Quand je travaillais dans le domaine de l'aide humanitaire, Haïti faisait partie des quelques pays où la compensation financière pour nos "experts" était assez élevée (tout comme l'Afghanistan, la République centrafricaine ou le Yémen, pour vous dire...), car ce pays était considéré comme tellement dangereux - à tous points de vue - qu'il fallait un incitant pour que l'aide humanitaire tente de s'y déployer quand même (le fameux devoir d'ingérence et toussa). Nos experts sur place ne pouvaient y aller avec leur famille, et sur les 15 ans où j'ai travaillé là (je veux dire dans ce domaine, mais de loin à Bruxelles!), on les a "évacués" au moins deux fois pour des raisons de sécurité; or, en aide humanitaire, c'est rare d'en arriver là; il n'y a que des fous comme MSF qui restent le plus longtemps possible! et bon, là je ne vous parle pas des années 1930, mais de 2005 à 2020 en gros...
Ainsi, pour le pauvre citoyen haïtien qui n'a rien demandé, qui ne fait que subir, quoi de plus "normal" que de tenter d'émigrer vers le riche, et surtout seul et unique voisin?
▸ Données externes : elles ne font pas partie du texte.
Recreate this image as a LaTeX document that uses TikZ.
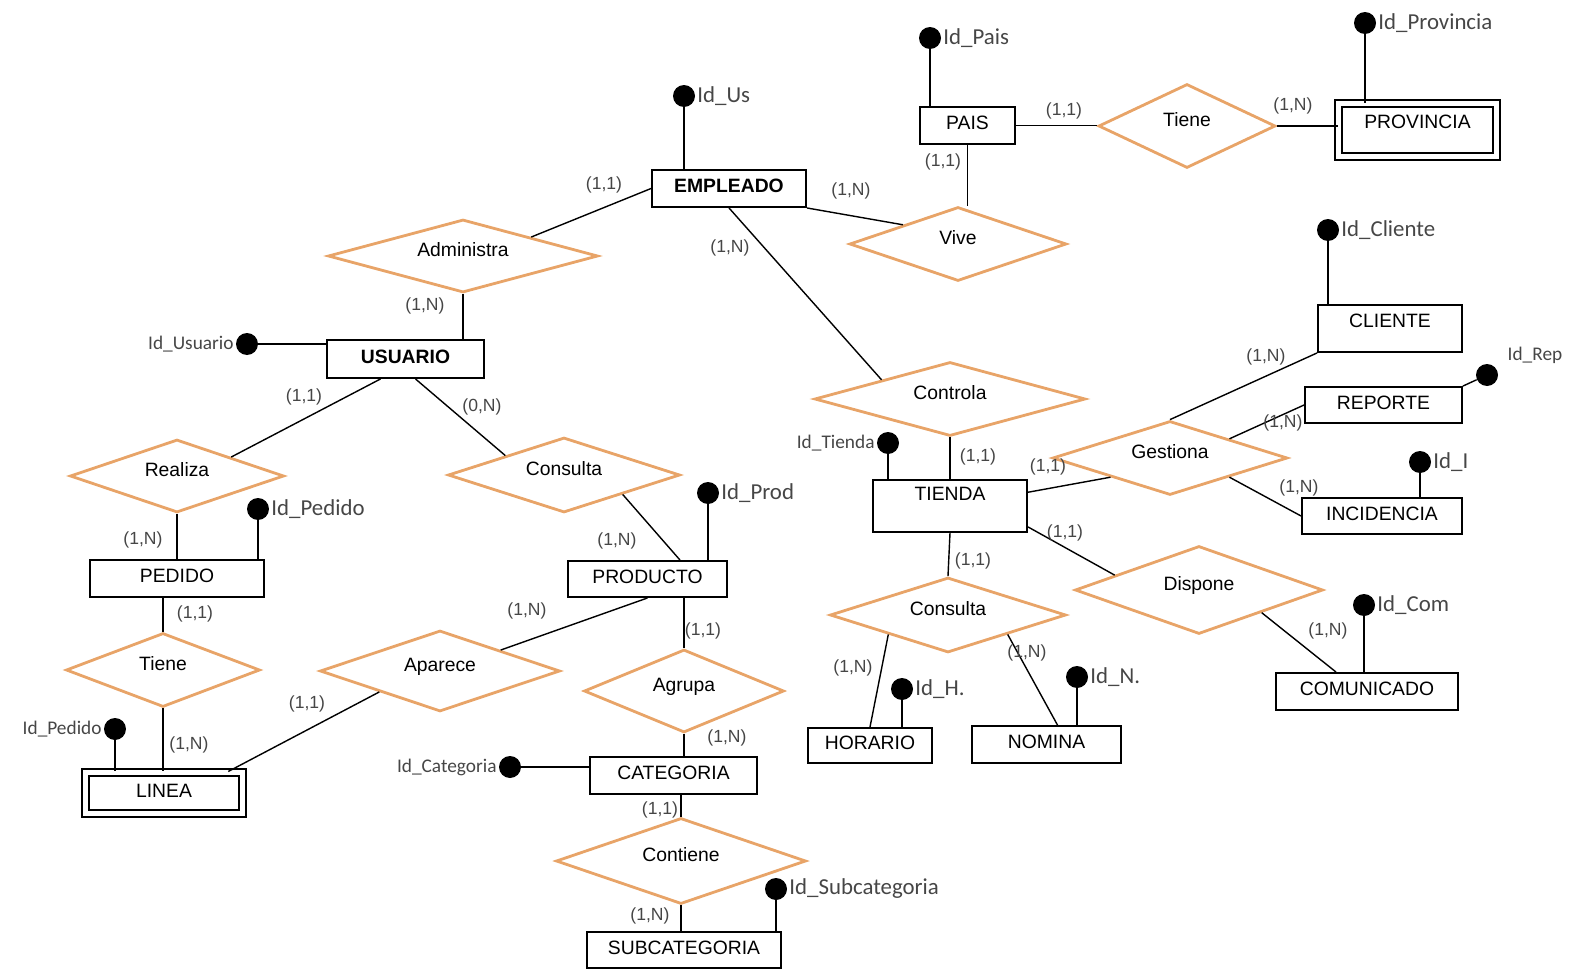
\documentclass[tikz,border=0pt]{standalone}
\usepackage{fontspec}
\setmainfont{Liberation Sans}
\newfontfamily\idfont{Carlito}
\usetikzlibrary{shapes.geometric, positioning}
\definecolor{relorange}{RGB}{232,164,104}
\definecolor{cardgray}{RGB}{70,70,70}

\begin{document}
\begin{tikzpicture}[x=0.02cm, y=-0.02cm,
  ent/.style={draw, line width=1.1pt, inner sep=2pt, minimum height=0.74cm, text height=8pt, text depth=3pt, font=\fontsize{11}{13}\selectfont},
  entb/.style={ent, font=\bfseries\fontsize{11}{13}\selectfont},
  wkent/.style={ent, double, double distance=3.1pt, line width=0.9pt},
  rel/.style={diamond, draw=relorange, line width=1.6pt, aspect=3, inner sep=0pt, text height=8pt, text depth=7pt, font=\fontsize{11}{13}\selectfont},
  kdot/.style={circle, fill, inner sep=0pt, minimum size=0.44cm},
  idl/.style={inner sep=1pt, text=cardgray, font=\idfont\fontsize{13}{15}\selectfont},
  idls/.style={idl, font=\idfont\fontsize{11}{13}\selectfont},
  card/.style={inner sep=0pt, text=cardgray, font=\fontsize{10}{12}\selectfont},
  lnk/.style={line width=0.8pt}
]
  \useasboundingbox (0,0) rectangle (1570,970);

  % entidades
  \node[entb, minimum width=3.08cm] (empleado) at (729,188.5) {EMPLEADO};
  \node[ent, minimum width=1.9cm] (pais) at (967.5,125.5) {PAIS};
  \node[wkent, minimum width=3.16cm, minimum height=1.06cm, text depth=9.6pt] (provincia) at (1417.5,130) {PROVINCIA};
  \node[ent, minimum width=2.88cm, minimum height=0.94cm, text depth=9.6pt] (cliente) at (1390,328.5) {CLIENTE};
  \node[ent, minimum width=3.14cm, minimum height=0.72cm] (reporte) at (1383.5,405) {REPORTE};
  \node[ent, minimum width=3.2cm, minimum height=0.72cm] (incidencia) at (1382,516) {INCIDENCIA};
  \node[ent, minimum width=3.08cm, minimum height=1.04cm, text depth=14.5pt] (tienda) at (950,506) {TIENDA};
  \node[entb, minimum width=3.14cm, minimum height=0.76cm] (usuario) at (405.5,359) {USUARIO};
  \node[ent, minimum width=3.48cm] (pedido) at (177,578.5) {PEDIDO};
  \node[ent, minimum width=3.18cm, minimum height=0.72cm] (producto) at (647.5,579) {PRODUCTO};
  \node[wkent, minimum width=3.14cm, minimum height=0.83cm] (linea) at (164,793) {LINEA};
  \node[ent, minimum width=3.34cm] (categoria) at (673.5,775.5) {CATEGORIA};
  \node[ent, minimum width=3.88cm, minimum height=0.72cm] (subcategoria) at (684,950) {SUBCATEGORIA};
  \node[ent, minimum width=2.48cm, minimum height=0.7cm] (horario) at (870,745.5) {HORARIO};
  \node[ent, minimum width=2.98cm] (nomina) at (1046.5,744.5) {NOMINA};
  \node[ent, minimum width=3.64cm] (comunicado) at (1367,691.5) {COMUNICADO};

  % relaciones
  \node[rel, minimum width=5.4cm, minimum height=1.46cm] (administra) at (463,256) {Administra};
  \node[rel, minimum width=4.34cm, minimum height=1.48cm] (vive) at (958,244) {Vive};
  \node[rel, minimum width=3.54cm, minimum height=1.68cm] (tienepais) at (1187,126) {Tiene};
  \node[rel, minimum width=5.42cm, minimum height=1.48cm] (controla) at (950,399) {Controla};
  \node[rel, minimum width=4.7cm, minimum height=1.48cm] (gestiona) at (1170,458) {Gestiona};
  \node[rel, minimum width=4.96cm, minimum height=1.76cm] (dispone) at (1199,590) {Dispone};
  \node[rel, minimum width=4.72cm, minimum height=1.5cm] (consultatienda) at (948,615) {Consulta};
  \node[rel, minimum width=4.28cm, minimum height=1.46cm] (realiza) at (177,476) {Realiza};
  \node[rel, minimum width=4.64cm, minimum height=1.5cm] (consultausuario) at (564,475) {Consulta};
  \node[rel, minimum width=3.88cm, minimum height=1.48cm] (tienepedido) at (163,670) {Tiene};
  \node[rel, minimum width=4.8cm, minimum height=1.62cm] (aparece) at (440,671) {Aparece};
  \node[rel, minimum width=4.0cm, minimum height=1.66cm] (agrupa) at (684,691) {Agrupa};
  \node[rel, minimum width=5.0cm, minimum height=1.72cm] (contiene) at (681,861) {Contiene};

  % enlaces
  \draw[lnk] (empleado.west) -- (administra.north east);
  \draw[lnk] (administra.south) -- (administra.south |- usuario.north);
  \draw[lnk] (empleado.south east) -- (vive.north west);
  \draw[lnk] (pais.south) -- (pais.south |- vive.north);
  \draw[lnk] (pais.east) -- (pais.east -| tienepais.west);
  \draw[lnk] (tienepais.east) -- (tienepais.east -| provincia.west);
  \draw[lnk] (empleado.south) -- (controla.north west);
  \draw[lnk] (controla.south) -- (tienda.north);
  \draw[lnk] (tienda.10) -- (gestiona.south west);
  \draw[lnk] (gestiona.north) -- (cliente.south west);
  \draw[lnk] (gestiona.north east) -- (reporte.west);
  \draw[lnk] (gestiona.south east) -- (incidencia.west);
  \draw[lnk] (tienda.-15) -- (dispone.170);
  \draw[lnk] (dispone.south east) -- ([xshift=-0.62cm]comunicado.north);
  \draw[lnk] (tienda.south) -- (consultatienda.north);
  \draw[lnk] (consultatienda.south west) -- (horario.north);
  \draw[lnk] (consultatienda.south east) -- ([xshift=0.22cm]nomina.north);
  \draw[lnk] ([xshift=-0.5cm]usuario.south) -- (realiza.north east);
  \draw[lnk] ([xshift=0.2cm]usuario.south) -- (consultausuario.north west);
  \draw[lnk] (realiza.south) -- (realiza.south |- pedido.north);
  \draw[lnk] (tienepedido.north |- pedido.south) -- (tienepedido.north);
  \draw[lnk] (tienepedido.south) -- (tienepedido.south |- linea.north);
  \draw[lnk] (consultausuario.south east) -- ([xshift=0.65cm]producto.north);
  \draw[lnk] (producto.south) -- (aparece.north east);
  \draw[lnk] (aparece.south west) -- ([xshift=-0.3cm]linea.north east);
  \draw[lnk] (agrupa.north |- producto.south) -- (agrupa.north);
  \draw[lnk] (agrupa.south) -- (agrupa.south |- categoria.north);
  \draw[lnk] (contiene.north |- categoria.south) -- (contiene.north);
  \draw[lnk] (contiene.south) -- (contiene.south |- subcategoria.north);

  % claves
  \node[kdot] (kus) at (684,96) {};
  \node[idl, right=0pt of kus] (lus) {Id\_Us};
  \draw[lnk] (kus) -- (kus |- empleado.north);
  \node[kdot] (kpais) at (930,38) {};
  \node[idl, right=0pt of kpais] (lpais) {Id\_Pais};
  \draw[lnk] (kpais) -- (kpais |- pais.north);
  \node[kdot] (kprov) at (1365,23) {};
  \node[idl, right=0pt of kprov] (lprov) {Id\_Provincia};
  \draw[lnk] (kprov) -- (kprov |- provincia.north);
  \node[kdot] (kcli) at (1328,230) {};
  \node[idl, right=0pt of kcli] (lcli) {Id\_Cliente};
  \draw[lnk] (kcli) -- (kcli |- cliente.north);
  \node[kdot] (krep) at (1487,375) {};
  \node[idls] (lrep) at (1535,355) {Id\_Rep};
  \draw[lnk] (krep) -- (reporte.north east);
  \node[kdot] (kinc) at (1420,462) {};
  \node[idl, right=0pt of kinc] (linc) {Id\_I};
  \draw[lnk] (kinc) -- (kinc |- incidencia.north);
  \node[kdot] (kcom) at (1364,605) {};
  \node[idl, right=0pt of kcom] (lcom) {Id\_Com};
  \draw[lnk] (kcom) -- (kcom |- comunicado.north);
  \node[kdot] (knom) at (1077,677) {};
  \node[idl, right=0pt of knom] (lnom) {Id\_N.};
  \draw[lnk] (knom) -- (knom |- nomina.north);
  \node[kdot] (khor) at (902,689) {};
  \node[idl, right=0pt of khor] (lhor) {Id\_H.};
  \draw[lnk] (khor) -- (khor |- horario.north);
  \node[kdot] (ktienda) at (888,443) {};
  \node[idls, left=0pt of ktienda] (ltienda) {Id\_Tienda};
  \draw[lnk] (ktienda) -- (ktienda |- tienda.north);
  \node[kdot] (kprod) at (708,493) {};
  \node[idl, right=0pt of kprod] (lprod) {Id\_Prod};
  \draw[lnk] (kprod) -- (kprod |- producto.north);
  \node[kdot] (kped) at (258,509) {};
  \node[idl, right=0pt of kped] (lped) {Id\_Pedido};
  \draw[lnk] (kped) -- (kped |- pedido.north);
  \node[kdot] (kusr) at (247,344) {};
  \node[idls, left=0pt of kusr] (lusr) {Id\_Usuario};
  \draw[lnk] (kusr) -- (kusr -| usuario.west);
  \node[kdot] (kpedlin) at (115,729) {};
  \node[idls, left=0pt of kpedlin] (lpedlin) {Id\_Pedido};
  \draw[lnk] (kpedlin) -- (kpedlin |- linea.north);
  \node[kdot] (kcat) at (510,767) {};
  \node[idls, left=0pt of kcat] (lcat) {Id\_Categoria};
  \draw[lnk] (kcat) -- (kcat -| categoria.west);
  \node[kdot] (ksub) at (776,889) {};
  \node[idl, right=0pt of ksub] (lsub) {Id\_Subcategoria};
  \draw[lnk] (ksub) -- (ksub |- subcategoria.north);

  % cardinalidades
  \node[card] (cEmpAdm) at (604,185) {(1,1)};
  \node[card] (cUsrAdm) at (425,306) {(1,N)};
  \node[card] (cEmpViv) at (851,191) {(1,N)};
  \node[card] (cPaiViv) at (943,162) {(1,1)};
  \node[card] (cPaiTie) at (1064,111) {(1,1)};
  \node[card] (cProTie) at (1293,106) {(1,N)};
  \node[card] (cEmpCon) at (730,248) {(1,N)};
  \node[card] (cTieCon) at (978,457) {(1,1)};
  \node[card] (cTieGes) at (1048,467) {(1,1)};
  \node[card] (cCliGes) at (1266,357) {(1,N)};
  \node[card] (cRepGes) at (1283,423) {(1,N)};
  \node[card] (cIncGes) at (1299,488) {(1,N)};
  \node[card] (cTieDis) at (1065,533) {(1,1)};
  \node[card] (cComDis) at (1328,631) {(1,N)};
  \node[card] (cTieCns) at (973,561) {(1,1)};
  \node[card] (cHorCns) at (853,668) {(1,N)};
  \node[card] (cNomCns) at (1027,653) {(1,N)};
  \node[card] (cUsrRea) at (304,397) {(1,1)};
  \node[card] (cUsrCns) at (482,407) {(0,N)};
  \node[card] (cPedRea) at (143,540) {(1,N)};
  \node[card] (cPedTie) at (195,614) {(1,1)};
  \node[card] (cLinTie) at (189,745) {(1,N)};
  \node[card] (cProCns) at (617,541) {(1,N)};
  \node[card] (cProApa) at (527,611) {(1,N)};
  \node[card] (cLinApa) at (307,704) {(1,1)};
  \node[card] (cProAgr) at (703,631) {(1,1)};
  \node[card] (cCatAgr) at (727,738) {(1,N)};
  \node[card] (cCatCon) at (660,810) {(1,1)};
  \node[card] (cSubCon) at (650,916) {(1,N)};
\end{tikzpicture}
\end{document}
N'oublions pas que HaÏti + République dominicaine, ce n'est jamais qu'une petite île dans les Caraïbes; à moins de prendre la mer, avec tous les risques que cela comporte, et sachant que la région était alors infestée de dictateurs, essayer d'entrer en République dominicaine, alors prospère grâce à Trujillo (eh oui! si vous lisez entre les lignes, il avait un énorme côté démagogique, il s'est réellement occupé de son peuple... mais sans tenir compte d'un quelconque budget sérieusement, et en écrasant la moindre trace d'opposition), bref, pour les Haïtiens, c'était "la" solution, sans qu'il y ait jamais eu de réel désir d'invasion, pas au sens militaire en tout cas...
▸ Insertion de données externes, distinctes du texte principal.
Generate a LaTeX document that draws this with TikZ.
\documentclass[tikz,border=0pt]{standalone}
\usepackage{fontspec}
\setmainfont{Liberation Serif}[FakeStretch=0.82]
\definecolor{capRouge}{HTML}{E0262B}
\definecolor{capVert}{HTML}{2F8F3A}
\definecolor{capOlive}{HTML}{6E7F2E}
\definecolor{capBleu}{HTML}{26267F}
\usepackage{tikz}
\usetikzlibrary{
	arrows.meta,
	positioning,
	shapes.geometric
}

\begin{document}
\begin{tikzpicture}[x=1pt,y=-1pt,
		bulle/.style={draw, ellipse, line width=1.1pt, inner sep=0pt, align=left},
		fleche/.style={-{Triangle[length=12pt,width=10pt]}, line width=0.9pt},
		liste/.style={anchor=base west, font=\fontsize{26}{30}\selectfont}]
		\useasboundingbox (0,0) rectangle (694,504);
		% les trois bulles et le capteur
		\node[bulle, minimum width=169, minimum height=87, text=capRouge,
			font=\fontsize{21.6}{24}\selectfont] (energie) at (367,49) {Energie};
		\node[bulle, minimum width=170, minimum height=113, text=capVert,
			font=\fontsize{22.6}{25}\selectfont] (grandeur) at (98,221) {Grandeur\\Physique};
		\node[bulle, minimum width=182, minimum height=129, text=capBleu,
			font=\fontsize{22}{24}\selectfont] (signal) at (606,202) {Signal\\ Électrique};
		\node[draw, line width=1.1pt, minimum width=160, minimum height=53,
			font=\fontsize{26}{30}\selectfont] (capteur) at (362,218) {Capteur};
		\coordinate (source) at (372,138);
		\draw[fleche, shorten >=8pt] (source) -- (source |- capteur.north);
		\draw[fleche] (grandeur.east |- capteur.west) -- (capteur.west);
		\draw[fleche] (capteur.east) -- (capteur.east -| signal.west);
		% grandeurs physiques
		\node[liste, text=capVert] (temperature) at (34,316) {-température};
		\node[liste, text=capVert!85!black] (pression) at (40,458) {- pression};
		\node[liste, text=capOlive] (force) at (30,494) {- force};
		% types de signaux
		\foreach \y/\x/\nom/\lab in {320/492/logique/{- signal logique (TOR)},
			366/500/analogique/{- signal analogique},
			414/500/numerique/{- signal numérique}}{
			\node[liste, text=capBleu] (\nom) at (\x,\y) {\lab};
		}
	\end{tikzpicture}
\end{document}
Et, bien entendu (malheureusement), faire jouer une certaine carte du nationalisme raciste, ça marche toujours en temps de crise... (sachant que Haïti, ancienne colonie sucrière française, et unique pays de toute la Caraïbe dont la langue officielle est le français, est très largement peuplée par les descendants des esclaves importés d'Afrique; tandis que la République dominicaine, hispanophone, avait (et a toujours) une population beaucoup plus métissée, mais tendant davantage vers le blanc...)
Bon, et désolée si je donne l'impression d'étaler une espèce de "culture"! En fait, ce n'est pas tellement de la culture, plutôt un ressenti assez fort parce que la région ne m'est pas complètement inconnue, et me touche! J'ai dû vous dire que j'ai eu autrefois un ami dominicain, et quand je travaillais dans l'aide humanitaire, j'avais bien sympathisé avec l'un de nos "experts" donc, qui avait passé plusieurs années en Haïti en début de carrière, et nous racontait parfois des anecdotes, qui rejoignent tellement des bribes de ce qui se dit ici!